Submission Policy and Plagiarism¶
- You will do the assignment/project on your own (own teams) and will not copy paste solutions from someone else.
- You will not post any solutions related to this course to a private/public repository that is accessible by the public/others.
- Students are allowed to have a private repository for their assignment which no one can access.
- For projects, students can only invite their partners as collaborators to a private repository.
- Failing to follow the Code of Honour will result in failing the course and/or being submitted to the University Disciplinary Committee. The consequences apply to both the person who shares their work and the person who copies the work.

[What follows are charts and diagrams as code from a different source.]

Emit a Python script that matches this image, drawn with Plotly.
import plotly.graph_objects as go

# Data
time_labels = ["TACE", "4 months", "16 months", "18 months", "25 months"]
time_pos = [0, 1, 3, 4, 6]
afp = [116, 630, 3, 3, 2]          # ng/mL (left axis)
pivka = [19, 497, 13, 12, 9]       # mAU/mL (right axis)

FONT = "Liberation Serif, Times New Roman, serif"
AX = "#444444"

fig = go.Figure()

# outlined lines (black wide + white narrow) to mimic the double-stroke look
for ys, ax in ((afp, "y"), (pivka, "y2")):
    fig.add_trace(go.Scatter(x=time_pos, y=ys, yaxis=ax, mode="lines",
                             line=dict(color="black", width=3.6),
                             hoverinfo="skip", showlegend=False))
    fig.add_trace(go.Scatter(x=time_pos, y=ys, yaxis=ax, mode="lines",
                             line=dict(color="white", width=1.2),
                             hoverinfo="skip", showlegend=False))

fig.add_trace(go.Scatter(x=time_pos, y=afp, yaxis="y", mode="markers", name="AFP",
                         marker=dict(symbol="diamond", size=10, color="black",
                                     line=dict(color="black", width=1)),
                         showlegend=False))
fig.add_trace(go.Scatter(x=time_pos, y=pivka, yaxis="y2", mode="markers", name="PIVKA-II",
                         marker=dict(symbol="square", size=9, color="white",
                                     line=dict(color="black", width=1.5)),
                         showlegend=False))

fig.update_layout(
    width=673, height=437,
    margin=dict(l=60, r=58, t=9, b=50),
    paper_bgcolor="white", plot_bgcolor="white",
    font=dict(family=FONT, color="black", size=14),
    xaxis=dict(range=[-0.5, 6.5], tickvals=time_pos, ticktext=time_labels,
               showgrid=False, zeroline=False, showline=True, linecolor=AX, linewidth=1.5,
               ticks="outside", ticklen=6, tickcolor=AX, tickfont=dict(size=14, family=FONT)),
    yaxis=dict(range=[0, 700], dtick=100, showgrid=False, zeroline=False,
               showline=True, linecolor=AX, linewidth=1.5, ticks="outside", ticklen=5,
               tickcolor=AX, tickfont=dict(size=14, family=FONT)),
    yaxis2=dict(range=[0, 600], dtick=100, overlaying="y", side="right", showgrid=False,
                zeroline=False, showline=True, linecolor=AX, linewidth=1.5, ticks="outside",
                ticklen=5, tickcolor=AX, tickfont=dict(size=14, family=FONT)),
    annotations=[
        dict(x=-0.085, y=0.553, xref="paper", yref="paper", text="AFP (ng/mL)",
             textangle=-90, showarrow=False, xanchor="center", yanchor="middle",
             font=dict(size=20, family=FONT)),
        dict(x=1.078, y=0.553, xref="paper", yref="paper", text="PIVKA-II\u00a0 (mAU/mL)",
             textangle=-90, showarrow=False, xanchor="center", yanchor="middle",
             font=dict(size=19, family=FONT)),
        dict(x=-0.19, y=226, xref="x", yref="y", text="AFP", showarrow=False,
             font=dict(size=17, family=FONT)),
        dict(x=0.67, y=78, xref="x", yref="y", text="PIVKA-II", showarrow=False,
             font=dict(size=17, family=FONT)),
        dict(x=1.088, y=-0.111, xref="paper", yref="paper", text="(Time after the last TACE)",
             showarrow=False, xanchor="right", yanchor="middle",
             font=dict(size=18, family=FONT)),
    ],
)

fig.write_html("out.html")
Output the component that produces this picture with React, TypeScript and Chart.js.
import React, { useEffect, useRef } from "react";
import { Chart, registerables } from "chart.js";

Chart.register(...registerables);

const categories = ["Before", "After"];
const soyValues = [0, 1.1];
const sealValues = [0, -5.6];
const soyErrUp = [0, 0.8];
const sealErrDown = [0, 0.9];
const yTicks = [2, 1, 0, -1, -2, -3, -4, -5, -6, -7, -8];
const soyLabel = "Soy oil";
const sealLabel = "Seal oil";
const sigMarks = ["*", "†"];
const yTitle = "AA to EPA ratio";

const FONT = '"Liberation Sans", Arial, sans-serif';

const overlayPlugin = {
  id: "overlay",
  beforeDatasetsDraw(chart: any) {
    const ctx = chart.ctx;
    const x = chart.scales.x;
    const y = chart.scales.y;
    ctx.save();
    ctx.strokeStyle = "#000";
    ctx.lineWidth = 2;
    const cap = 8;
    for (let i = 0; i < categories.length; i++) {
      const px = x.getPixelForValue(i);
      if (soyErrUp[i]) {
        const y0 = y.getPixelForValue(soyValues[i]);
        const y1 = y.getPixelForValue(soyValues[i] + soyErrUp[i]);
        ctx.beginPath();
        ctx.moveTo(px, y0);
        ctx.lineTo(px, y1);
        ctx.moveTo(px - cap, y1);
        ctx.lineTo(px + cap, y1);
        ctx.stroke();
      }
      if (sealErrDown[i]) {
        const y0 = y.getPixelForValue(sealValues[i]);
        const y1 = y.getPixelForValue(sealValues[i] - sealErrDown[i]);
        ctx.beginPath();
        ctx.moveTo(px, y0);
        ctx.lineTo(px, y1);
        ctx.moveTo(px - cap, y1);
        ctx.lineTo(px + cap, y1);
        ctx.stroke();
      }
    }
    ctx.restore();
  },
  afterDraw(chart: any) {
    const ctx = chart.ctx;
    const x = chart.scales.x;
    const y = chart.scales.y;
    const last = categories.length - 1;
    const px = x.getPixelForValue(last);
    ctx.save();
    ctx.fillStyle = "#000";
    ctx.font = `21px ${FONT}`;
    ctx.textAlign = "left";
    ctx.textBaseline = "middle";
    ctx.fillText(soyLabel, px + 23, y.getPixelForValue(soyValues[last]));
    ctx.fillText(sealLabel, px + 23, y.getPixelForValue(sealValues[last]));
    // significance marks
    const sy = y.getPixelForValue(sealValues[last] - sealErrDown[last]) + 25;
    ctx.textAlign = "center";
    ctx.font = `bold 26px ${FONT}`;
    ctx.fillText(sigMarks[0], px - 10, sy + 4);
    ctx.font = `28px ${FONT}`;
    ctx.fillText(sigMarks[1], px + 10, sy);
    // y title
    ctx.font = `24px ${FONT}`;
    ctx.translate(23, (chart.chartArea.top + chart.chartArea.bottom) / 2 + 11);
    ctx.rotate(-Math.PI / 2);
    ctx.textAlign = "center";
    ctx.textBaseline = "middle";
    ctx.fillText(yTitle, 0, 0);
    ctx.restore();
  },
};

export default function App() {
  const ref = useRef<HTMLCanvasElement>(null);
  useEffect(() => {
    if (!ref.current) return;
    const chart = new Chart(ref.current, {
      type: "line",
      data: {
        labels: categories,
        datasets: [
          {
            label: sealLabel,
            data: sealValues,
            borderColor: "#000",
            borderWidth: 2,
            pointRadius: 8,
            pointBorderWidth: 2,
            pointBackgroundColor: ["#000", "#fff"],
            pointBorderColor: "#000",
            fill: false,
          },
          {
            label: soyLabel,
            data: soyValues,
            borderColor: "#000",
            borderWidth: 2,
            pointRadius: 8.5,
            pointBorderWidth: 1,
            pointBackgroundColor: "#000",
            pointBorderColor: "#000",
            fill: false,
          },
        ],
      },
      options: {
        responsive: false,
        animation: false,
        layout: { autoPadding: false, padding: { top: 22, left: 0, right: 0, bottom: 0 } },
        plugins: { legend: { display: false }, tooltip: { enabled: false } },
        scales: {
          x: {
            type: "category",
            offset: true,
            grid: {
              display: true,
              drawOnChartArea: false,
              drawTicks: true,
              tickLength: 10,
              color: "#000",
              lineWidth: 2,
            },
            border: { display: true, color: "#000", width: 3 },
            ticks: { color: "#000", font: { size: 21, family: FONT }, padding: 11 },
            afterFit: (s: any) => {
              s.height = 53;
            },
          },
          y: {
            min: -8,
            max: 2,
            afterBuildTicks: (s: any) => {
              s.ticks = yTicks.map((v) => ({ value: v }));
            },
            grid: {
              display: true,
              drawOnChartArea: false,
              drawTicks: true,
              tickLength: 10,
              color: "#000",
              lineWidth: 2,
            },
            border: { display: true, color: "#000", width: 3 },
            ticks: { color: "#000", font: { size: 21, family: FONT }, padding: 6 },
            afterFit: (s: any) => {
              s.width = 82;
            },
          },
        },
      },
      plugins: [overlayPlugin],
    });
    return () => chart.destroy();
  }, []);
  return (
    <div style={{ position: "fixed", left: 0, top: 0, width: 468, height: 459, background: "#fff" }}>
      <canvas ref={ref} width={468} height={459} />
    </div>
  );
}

Schedule (May 19 2025 - August 22 2025)¶
Week | Lecture | Cohort | Reference | Remarks |
---|---|---|---|---|
1 (5/19) | Intro, ER Model | ER Model | DBM: Chapter 1-2, DSC: Chapter 7 |
|
2 (5/26) | Relational Model, Relational Algebra | Relational Model, Relational Algebra | DBM: Chapter 3-4, DSC: Chapter 2 & 6 |
|
3 (6/2) | SQL, NoSQL | SQL | DBM: Chapter 4-5, DSC: Chapter 2-4 |
Project Team Submission (6/8 23:59) |
4 (6/9) | Functional Dependency, Normal Forms | Functional Dependency, Normal Forms | DBM: Chapter 19, DSC: Chapter 8 |
|
5 (6/16) | Storage, Index | Strorage, Index | DBM: Chapter 19, DSC: Chapter 8 |
Assignment 1 Submission (6/22 23:59) |
6 (6/23) | Query Operations | Query Operations | DBM: Chapter 12-14, DSC: Chapter 12 | Project Lab 1 Submission ( 6/29 23:59) |
7 (6/30) | Recess Week | Self-study flintrock and spark cluster setup (edimension video tutorial) | ||
8 (7/7) | Query Optimization | Query Optimization | DBM: Chapter 15 , DSC: Chapter 13 |
Project Lab 2 Submission (7/13 23:59) |
9 (7/14) | Transaction Recovery and Concurrency | Transactions | DBM: Chapter 16-18, DSC: Chapter 14-16 |
|
10 (7/21) | HDFS | HDFS, MapReduce | ||
11 (7/28) | MapReduce | Project Lab 3 Submission (8/3 23:59) | ||
12 (8/4) | Spark | Spark | Assignment 2 Submission (8/10 23:59) | |
13 (8/11) | Yarn, GuestLecture | Spark 2 | Project Lab 4 Submission (8/17 23:59) | |
14 (8/18) | Exam week |
Make Up and Alternative Assessment¶
Make ups for Final exam will be administered when there is an official Leave of Absence from OSA. There will be only one make up. There will be no make-up if students miss the make up test.